Watts' work, which is widely cited and taught, focuses on the political, economic and cultural causes and effects of conflict in the Niger Delta of Nigeria, one of the world's largest oil and gas-producing areas.
He is the author of "Silent Violence: Food, Famine and Peasantry in Northern Nigeria" and the editor of "Curse of the Black Gold: 50 Years of Oil in the Niger Delta." He is the author of more than 300 articles and essays and is perhaps best known for his field-defining edited volumes, including "Liberation Ecologies" and "Violent Environments."
Beyond academia, he has worked at high levels of international development, corporate governance and statecraft. He has served as chief of party for the United Nations Development Program, worked with the World Bank, arranged workshops on corporate responsibility, and worked with the U.S. Congress and State Department on oil issues.

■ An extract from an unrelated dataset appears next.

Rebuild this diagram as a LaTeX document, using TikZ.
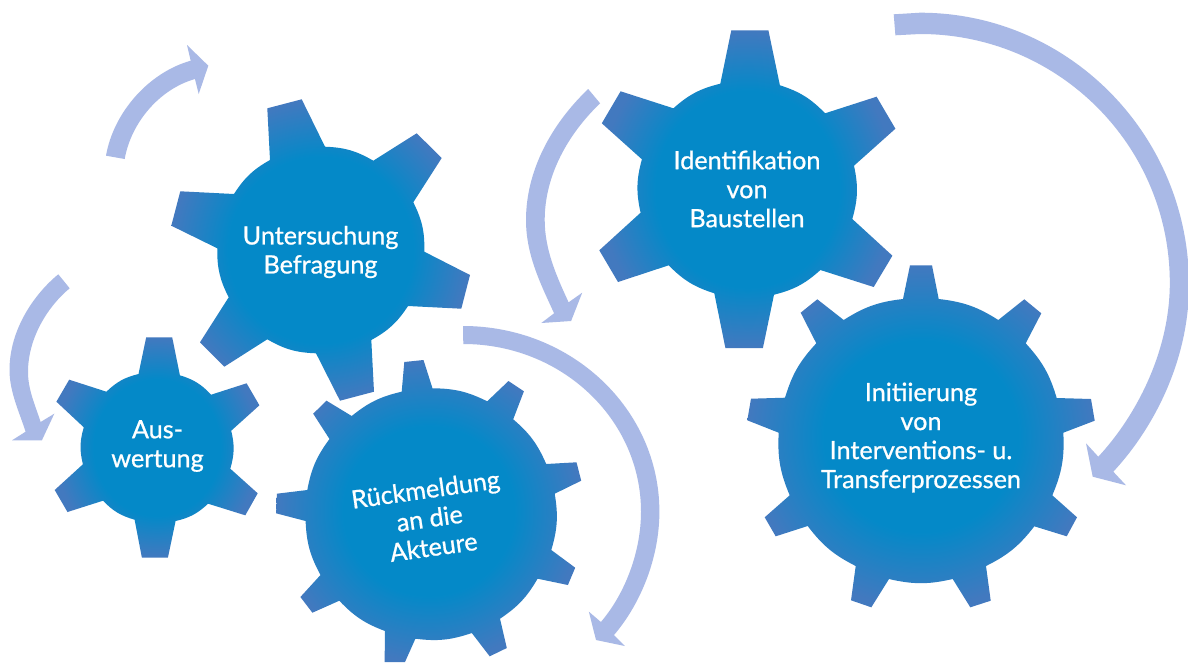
\documentclass[tikz,border=0pt]{standalone}
\usepackage{fontspec}
\setmainfont{Lato}
\newfontfamily\gearfont{Lato}[RawFeature={embolden=0.8}]
\definecolor{gearin}{HTML}{0489C8}
\definecolor{gearout}{HTML}{4279BF}
\definecolor{flow}{HTML}{A9B9E6}
\pgfdeclareradialshading{gearA}{\pgfpointorigin}{color(0bp)=(gearin); color(15.5bp)=(gearin); color(25bp)=(gearout); color(50bp)=(gearout)}
\pgfdeclareradialshading{gearB}{\pgfpointorigin}{color(0bp)=(gearin); color(14bp)=(gearin); color(25bp)=(gearout); color(50bp)=(gearout)}
\tikzset{
  wheelA/.style={shade,shading=gearA,every to/.style={bend left=#1}},
  wheelB/.style={shade,shading=gearB,every to/.style={bend left=#1}},
  flowarrow/.style={fill=flow,draw=none},
  geartext/.style={text=white,align=center,inner sep=0pt,font=\fontsize{25.2}{29}\selectfont\gearfont}
}
\begin{document}
\begin{tikzpicture}[x=1pt,y=-1pt]
\useasboundingbox (0,0) rectangle (1188,662);
\fill[white] (0,0) rectangle (1188,662);
% flow arrows
\fill[flowarrow] (106,155.7) .. controls (113.5,112.6) and (148.5,72.6) .. (190.7,60.7) -- (187,45) -- (208.3,65.7) -- (198.7,94) -- (195,79) .. controls (159.5,89) and (131,122.7) .. (124.7,159) -- cycle;
\fill[flowarrow] (58.3,274.3) .. controls (33.7,294.5) and (9.5,330) .. (9.5,370) .. controls (9.5,392) and (19.6,412.7) .. (25.6,431.7) -- (12,440.3) -- (41.9,440.3) -- (54.3,413.7) -- (40.6,422) .. controls (35.5,405.9) and (28,390) .. (28,372) .. controls (28,337) and (48.9,305.3) .. (69.7,288.3) -- cycle;
\fill[flowarrow] (463,326) .. controls (571.5,326) and (659.4,409) .. (659.4,511.7) .. controls (659.4,557) and (641.3,603) .. (614,635) -- (624.8,646) -- (596,640) -- (588.9,611.7) -- (600.9,622) .. controls (625.6,593) and (641,551) .. (641,511.7) .. controls (641,419) and (561.4,344) .. (463.3,344) -- cycle;
\fill[flowarrow] (588.2,89) .. controls (552,123.5) and (526,170) .. (526,220) .. controls (526,255) and (540.7,284) .. (554.1,313.3) -- (541.3,323) -- (571.1,321) -- (582.2,292.7) -- (568.6,302.3) .. controls (556.8,276.8) and (544.7,250) .. (544.7,220) .. controls (544.7,175) and (568.4,133.7) .. (600.1,103.3) -- cycle;
\fill[flowarrow] (893.7,14.3) -- (920,12.7) .. controls (1068.6,12.7) and (1189,135) .. (1189,285) .. controls (1189,360) and (1154,428) .. (1113.3,471.7) -- (1126,485.3) -- (1092.7,476.7) -- (1086,443.3) -- (1098.3,456.7) .. controls (1135.7,416.5) and (1169.8,352) .. (1169.8,283) .. controls (1169.8,145) and (1058,34) .. (920,34) -- (895.4,35.3) -- cycle;
% Gear: Auswertung
\path[wheelA=15] (146.2,337.3) -- (172.2,337.3) -- (179.9,375.3) to (211.1,394.7) -- (246.6,383.3) -- (259.4,405.3) -- (231.2,430.7) to (230.3,468.7) -- (257.7,493.3) -- (245.3,515.3) -- (208.1,503.7) to (175.6,521) -- (167.9,557.7) -- (141.9,557.7) -- (134.6,519.7) to (103,500.7) -- (67.5,512) -- (54.7,490) -- (82.9,464.3) to (83.8,427.3) -- (56.4,401.7) -- (69.2,379.7) -- (106.4,391.7) to (138.5,374) -- cycle;
% Gear: Untersuchung
\path[wheelA=14] (267.3,108.3) -- (301.7,99.3) -- (325,146.7) to (373.3,160.7) -- (416.7,133.3) -- (441.7,158) -- (413.3,202.3) to (424.3,251.7) -- (470,275) -- (461.3,308.7) -- (408,306) to (371.3,340) -- (374,391.7) -- (340,400.7) -- (316,353.3) to (267.3,339.3) -- (224.3,366.7) -- (200,342.3) -- (228.7,297.3) to (217.3,248.3) -- (171.3,225.7) -- (180.3,191.3) -- (234,194) to (270,160) -- cycle;
% Gear: Rueckmeldung
\path[wheelB=13] (404.3,362) -- (423.5,360) -- (432.5,388.3) to (487.2,401.3) -- (508.5,381) -- (523.9,391.3) -- (513.2,419.3) to (546.2,464) -- (576.5,462.3) -- (581.2,480.7) -- (554.7,493.7) to (551.3,550) -- (575.2,567.7) -- (567.9,585) -- (537.6,578.7) to (500,618.7) -- (506.8,648) -- (489.7,656.3) -- (471.8,633) to (415.4,638.7) -- (405,662) -- (384.6,662) -- (385,631) to (339.3,600.7) -- (312.4,612.7) -- (300.4,597) -- (320.5,575) to (305.6,521) -- (276.1,513.3) -- (276.9,493.7) -- (307.3,490) to (329.5,439) -- (313.2,413.7) -- (326.5,400.7) -- (351.7,416) to (401.7,391.7) -- cycle;
% Gear: Identifikation
\path[wheelA=14] (731.3,30.3) -- (768.4,30.3) -- (779.9,85.3) to (825.1,113.3) -- (876.6,96.7) -- (895.4,128.7) -- (854,165.7) to (852.3,219) -- (892.4,255.7) -- (873.7,287) -- (820.4,270) to (774,294.7) -- (762.9,348) -- (725.4,348) -- (714.3,293.3) to (668.7,265.3) -- (618,282) -- (599.3,250.3) -- (640.6,212.7) to (641.9,159.3) -- (601.8,123.3) -- (620.6,91.3) -- (673.4,108.3) to (720.3,83.7) -- cycle;
% Gear: Initiierung
\path[wheelB=13] (910,265.3) -- (932,265.3) -- (938.7,299) to (998.3,320) -- (1024.3,299.3) -- (1041.3,313.3) -- (1025.7,343.3) to (1056.7,398) -- (1091,399) -- (1094.7,420.7) -- (1063.3,432.7) to (1052.3,495.3) -- (1077,517.3) -- (1066.7,536.3) -- (1034.3,526.3) to (986,566) -- (990.7,600.7) -- (970.3,607.3) -- (952.7,579) to (889,579) -- (871.3,607.3) -- (851,600.3) -- (855.7,566) to (807.7,526) -- (775.7,536.3) -- (764.7,517.3) -- (789.7,495.3) to (778.7,432.7) -- (747.3,420.3) -- (751,398.7) -- (785,397.7) to (816.3,343.3) -- (800.7,312.7) -- (817.3,299.3) -- (843.7,320) to (903,299) -- cycle;
% Labels
\node[geartext] (untersuchung) at (320.5,252) {Untersuchung\\Befragung};
\node[geartext] (auswertung) at (157.5,446) {Aus-\\wertung};
\node[geartext] (rueckmeldung) at (429.5,518) [rotate=8] {Rückmeldung\\an die\\Akteure};
\node[geartext] (identifikation) at (747,189) {Identifikation\\von\\Baustellen};
\node[geartext] (initiierung) at (921,437.5) {Initiierung\\von\\Interventions- u.\\Transferprozessen};
\end{tikzpicture}
\end{document}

The William T. Patten Foundation
The William T. Patten Foundation provides funds to bring distinguished scholars or practitioners in the sciences, the humanities and the arts to the Bloomington campus for a week. The foundation has brought over 150 scholars of extraordinary national and international distinction since 1937, making it the oldest lecture series at Indiana University. Lecturers are chosen by a campus-wide faculty committee.
William T. Patten graduated in 1893 with a Bachelor of Arts in history from IU. He then moved to Indianapolis and led a successful career in real estate and politics. He created an endowment for the university in 1931, with the purpose of bringing renowned leaders to the Bloomington campus.